ES | VS | ES+VS/ES+VS_n | ES+RR/ES+RR_n | VS+RR/VS+RR_n | ES+VS+RR/ES+VS+RR_n | ref | |
---|---|---|---|---|---|---|---|
ndcg@10 | 58.42 | 73.16 | 73.28/75.08 | 69.08/69.69 | 72.73/73.62 | 73.08/75.33 | 73.55 |
The experiments show that the combination of ES, VS and RR lead to higher accuracy. For example, the ES+VS+RR_n leads to the ndcg@10 score of 75.33, resulting 2.17 ndcg@10 increase compared to vector search baseline (ndcg@10 of 73.16).
We also support the linear combination of ES, VS, and RR, for example, with the following setting.
However, we find that the linear combination performs worse than XGBoost models, achieving an NDCG@10 score of only 62.73 with equal weights of 0.5, 0.5, and 0.5. The reasons for the low accuracy are:
- The scores from ES, VS, and RR are neither bounded nor calibrated, making it difficult for the linear weights to accurately model their relative importance.
- Some query-passage pairs may have missing score features.
On the contrary, the xgboost models can effectively estimate the feature importance even in the situation of missing feature values, therefore leading to higher ndcg@10 scores.

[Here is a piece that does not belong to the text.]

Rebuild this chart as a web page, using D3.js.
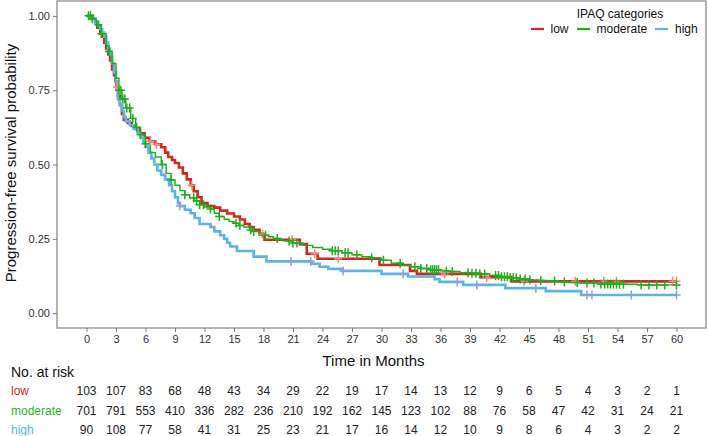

Xgboost model has a nice feature to estimate the feature importance. We plot the feature importance in the following picture. It shows that the normalized vector search score (VS Norm2) is the most important feature to predict if a passage is relevant or not. The normalized reranker feature (RR Norm1) is the second most important feature.